Jamaican-born scientist gets top award
published: Monday | January 29, 2007


Dr. Robert Trivers, long-time resident of Southfield, St. Elizabeth, has been awarded the 2007 Crafoord Prize in Biosciences by the Royal Swedish Academy of Sciences.

The Crafoord Prize, worth US$500,000, recognises achievements in disciplines that comple-ment those for which the Nobel Prizes are awarded.

The academy cited Dr. Trivers "for his fundamental analysis of social evolution, conflict and cooperation".

Dr. Trivers was also cited in a special 2000 Millennium issue of Time magazine as one of the 100 greatest thinkers and scientists of the 20th century.

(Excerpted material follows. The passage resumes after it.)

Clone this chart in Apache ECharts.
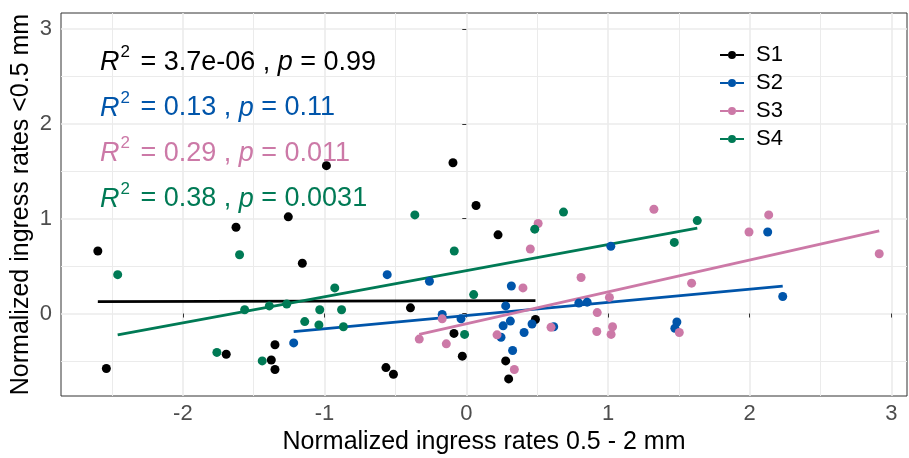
<!DOCTYPE html>
<html><head><meta charset="utf-8">
<script src="https://cdn.jsdelivr.net/npm/echarts@6/dist/echarts.min.js"></script>
<style>html,body{margin:0;padding:0;background:#fff}#c{width:909px;height:458px}</style>
</head><body><div id="c"></div>
<script>
const seriesNames = ['S1', 'S2', 'S3', 'S4'];
const colors = ['#000000', '#0055AA', '#CC79A7', '#007A55'];

const s1 = [[-2.60,0.66],[-2.54,-0.58],[-1.625,0.91],[-1.694,-0.43],[-1.256,1.02],[-1.157,0.53],
  [-1.35,-0.33],[-1.376,-0.49],[-1.35,-0.59],[-0.987,1.56],[-0.094,1.59],[0.069,1.14],[0.224,0.83],
  [-0.394,0.06],[0.488,-0.063],[-0.087,-0.21],[-0.028,-0.45],[0.278,-0.50],[0.299,-0.69],
  [-0.567,-0.57],[-0.514,-0.64]];
const s2 = [[-1.218,-0.31],[-0.558,0.41],[-0.26,0.34],[0.318,0.29],[0.278,0.08],[-0.17,-0.01],
  [-0.037,-0.056],[0.311,-0.08],[0.26,-0.13],[0.464,-0.11],[0.408,-0.20],[0.245,-0.25],[0.327,-0.39],
  [1.02,0.71],[2.127,0.86],[2.233,0.18],[0.794,0.11],[0.853,0.12],[0.617,-0.14],[1.486,-0.09],[1.472,-0.155]];
const s3 = [[0.507,0.95],[0.452,0.68],[0.40,0.27],[-0.17,-0.056],[-0.332,-0.27],[0.217,-0.225],
  [-0.141,-0.32],[0.339,-0.59],[1.324,1.10],[2.134,1.04],[1.995,0.86],[2.914,0.63],[0.81,0.38],
  [1.59,0.32],[1.01,0.17],[0.924,0.01],[0.598,-0.145],[1.032,-0.14],[0.921,-0.19],[1.022,-0.22],[1.503,-0.20]];
const s4 = [[-2.46,0.41],[-1.60,0.62],[-1.564,0.04],[-1.39,0.08],[-1.267,0.10],[-1.14,-0.085],
  [-1.76,-0.41],[-1.44,-0.50],[-0.363,1.04],[0.483,0.89],[-0.085,0.66],[-0.928,0.27],[0.052,0.20],
  [-1.034,0.04],[-0.88,0.04],[-1.04,-0.12],[-0.867,-0.14],[-0.012,-0.22],[0.686,1.07],[1.63,0.98],[1.468,0.75]];
const allSeries = [s1, s2, s3, s4];

// fitted regression lines
const fitSlope = [0.003, 0.139, 0.336, 0.275];
const fitIntercept = [0.134, -0.021, -0.108, 0.452];

// stat labels
const r2Labels = ['3.7e-06', '0.13', '0.29', '0.38'];
const pLabels = ['0.99', '0.11', '0.011', '0.0031'];

const xRange = [-2.86, 3.11];
const yRange = [-0.87, 3.17];
const minorX = [-2.5, -1.5, -0.5, 0.5, 1.5, 2.5];
const minorY = [-0.5, 0.5, 1.5, 2.5];

const FONT = 'Liberation Sans';
const chart = echarts.init(document.getElementById('c'), null, {renderer: 'canvas'});

const series = [];
// minor grid lines
series.push({
  type: 'line', data: [], silent: true, z: 0, zlevel: 0,
  markLine: {
    silent: true, symbol: ['none', 'none'], animation: false, z: 0,
    label: {show: false},
    emphasis: {disabled: true},
    lineStyle: {color: '#EBEBEB', width: 1, type: 'solid'},
    data: minorX.map(v => ({xAxis: v})).concat(minorY.map(v => ({yAxis: v})))
  }
});
allSeries.forEach((d, i) => {
  series.push({
    name: seriesNames[i], type: 'scatter', data: d, symbol: 'circle', symbolSize: 9,
    itemStyle: {color: colors[i], opacity: 1}, z: 4, animation: false
  });
});
allSeries.forEach((d, i) => {
  const xs = d.map(p => p[0]);
  const x0 = Math.min(...xs), x1 = Math.max(...xs);
  series.push({
    name: seriesNames[i], type: 'line', showSymbol: false, symbol: 'none', z: 3, animation: false,
    data: [[x0, fitIntercept[i] + fitSlope[i] * x0], [x1, fitIntercept[i] + fitSlope[i] * x1]],
    lineStyle: {color: colors[i], width: 2.8}, itemStyle: {color: colors[i]}
  });
});

const legendIcon = 'path://M0,3h8v2h-8z M16,3h8v2h-8z M8,4a4,4 0 1,0 8,0a4,4 0 1,0 -8,0z';

const axisCommon = {
  type: 'value', minInterval: 1, maxInterval: 1,
  axisLine: {show: false},
  axisTick: {show: true, length: 4, lineStyle: {color: '#333333', width: 1}},
  axisLabel: {color: '#4D4D4D', fontFamily: FONT, fontSize: 22, showMinLabel: false, showMaxLabel: false},
  splitLine: {show: true, showMinLine: false, showMaxLine: false, lineStyle: {color: '#EBEBEB', width: 1.6}},
  nameLocation: 'middle',
  nameTextStyle: {color: '#000', fontFamily: FONT, fontSize: 25}
};

const graphic = r2Labels.map((r, i) => ({
  type: 'text', left: 100, top: 44 + i * 45.5, z: 10,
  style: {
    text: '{i|R}{s|2}{n| = ' + r + ' , }{i|p}{n| = ' + pLabels[i] + '}',
    fill: colors[i],
    rich: {
      i: {fontFamily: FONT, fontSize: 27, fontStyle: 'italic', lineHeight: 32, fill: colors[i], verticalAlign: 'bottom'},
      n: {fontFamily: FONT, fontSize: 27, lineHeight: 32, fill: colors[i], verticalAlign: 'bottom'},
      s: {fontFamily: FONT, fontSize: 17, lineHeight: 20, fill: colors[i], verticalAlign: 'top', padding: [0, 3, 0, 1]}
    }
  }
}));

chart.setOption({
  animation: false,
  backgroundColor: '#ffffff',
  grid: {left: 61, right: 2, top: 13, bottom: 62, outerBoundsMode: 'none', containLabel: false,
    show: true, borderColor: '#333333', borderWidth: 1, backgroundColor: 'transparent'},
  xAxis: Object.assign({}, axisCommon, {
    min: xRange[0], max: xRange[1],
    name: 'Normalized ingress rates 0.5 - 2 mm', nameGap: 32,
    axisLabel: Object.assign({}, axisCommon.axisLabel, {margin: 7})
  }),
  yAxis: Object.assign({}, axisCommon, {
    min: yRange[0], max: yRange[1],
    name: 'Normalized ingress rates <0.5 mm', nameGap: 27, nameMoveOverlap: false,
    axisLabel: Object.assign({}, axisCommon.axisLabel, {margin: 9})
  }),
  legend: {
    orient: 'vertical', left: 715, top: 36, itemGap: 0,
    icon: legendIcon, itemWidth: 24, itemHeight: 8,
    data: seriesNames,
    textStyle: {fontFamily: FONT, fontSize: 22, color: '#000', lineHeight: 28, padding: [0, 0, 0, 7]}
  },
  graphic: graphic,
  series: series
});
</script>
</body></html>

Robert Trivers, who once described himself as a Jamaican in soul and spirit, first went to the United States in 1967 as part of a Harvard University study on lizards. In his words, he took one look at the women of the island and a second at the island itself and decided that if he had to become a 'lizard man' to pay for frequent visits to the island, then he would humble himself and become a 'lizard man'... And so he did part of his doctoral thesis on Jamaican green lizards!

He has lived on and off in Jamaica ever since. In 1974 he married Lorna Staple of Southfield with whom he has four children - Jonathan, 31, Natasha and Natalia, 29, and Alelia, 26.

In 1997, he married Debra Dixon of Cornwall Mountain, West-moreland, and they have one child, Aubrey, seven.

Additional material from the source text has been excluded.